Recently, FSU College of Communication and Information professor and Associate Dean for Research Marcia Mardis gave the closing keynote speech at the Michigan Association for Media in Education’s (MAME) annual conference in Ann Arbor. The conference–MAME 49– offered school library professionals the opportunity to connect with and learn from others working in the school library profession including librarians, authors, and vendors. 

Marcia Mardis headshot

Mardis explained that she has worked with many of the conference’s attendees for decades both as colleagues and as students who later became library professionals.
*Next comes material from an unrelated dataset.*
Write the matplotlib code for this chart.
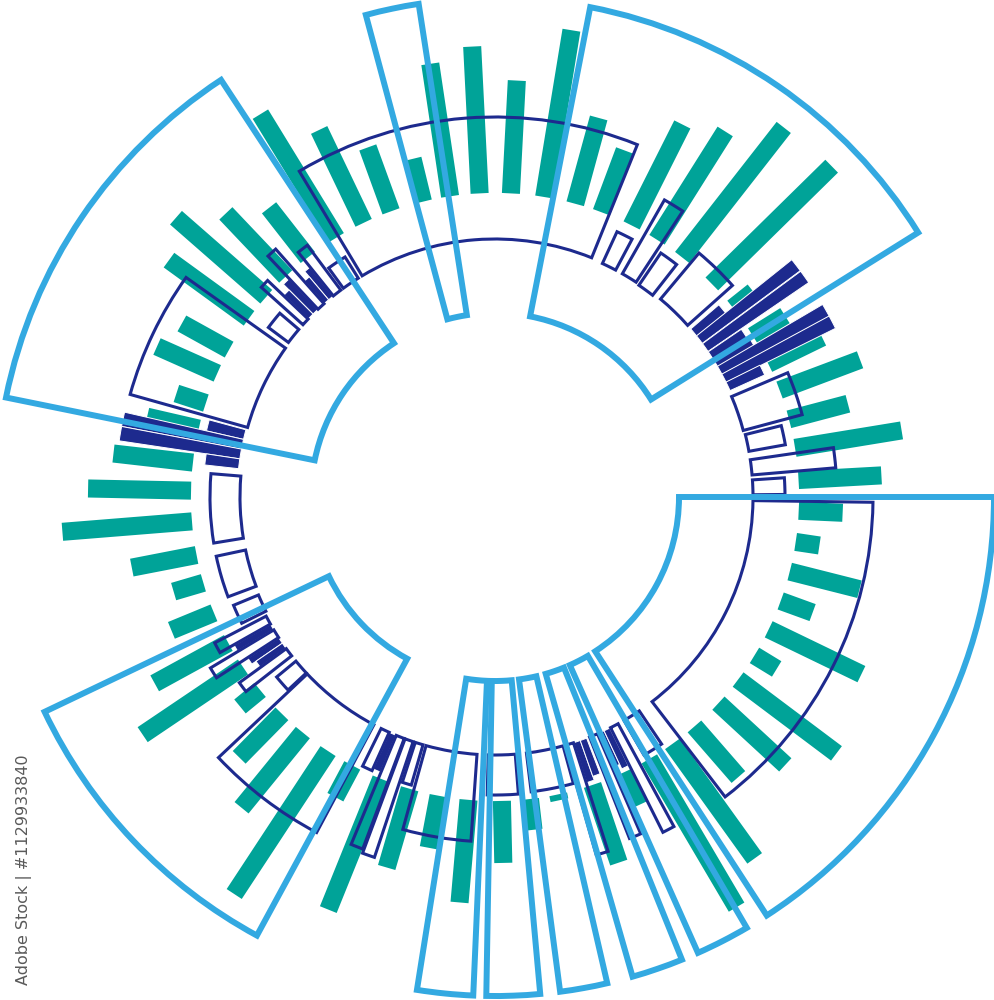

She spoke on the impact of the conference and those who attended, sharing, “This group is so inspiring because school librarians were deeply cut in Michigan over the last decade, and reading test scores dropped precipitously. Now, they are regaining strength and getting rehired into schools, but coincidentally, at the same time that book challenges have steeply increased. This conference was both a celebration of their resiliency, as well as a professional call-to-service to support one another by exchanging effective book challenge defense and student engagement strategies. It was absolutely heartwarming to see this group come together with so much positivity.”

This was not Mardis’s first time attending or speaking at the conference, but it was her first time giving the closing keynote speech. She shared that as the closing keynote speaker, she wanted her presentation “Into the Future (Acknowledging the Best of the Past)” to touch on the themes discussed throughout the conference and pull it all together. “Knowing this group as well as I do, I wanted my closing keynote speech to be about them and the great conference they just had, not about me,” said Mardis, “I selected some topics from education and librarianship for my talk based on the conference theme “Transforming to the Future” and wove those topics together with the amazing ideas I was hearing in the sessions. From what I could tell from conversations afterward and audience reaction, they appreciated being featured at the center of my talk. I hope so. They deserve so much recognition.”


Mardis also explained the importance of supporting school librarians, saying, “School librarians are a vital educational resource. They deserve our support and understanding. The national assault on the freedom to read and criticism of dedicated school librarians is unwarranted and unfair. Information literacy and self-directed reading are life skills that our kids can’t do without and that school librarians are uniquely equipped to deliver.”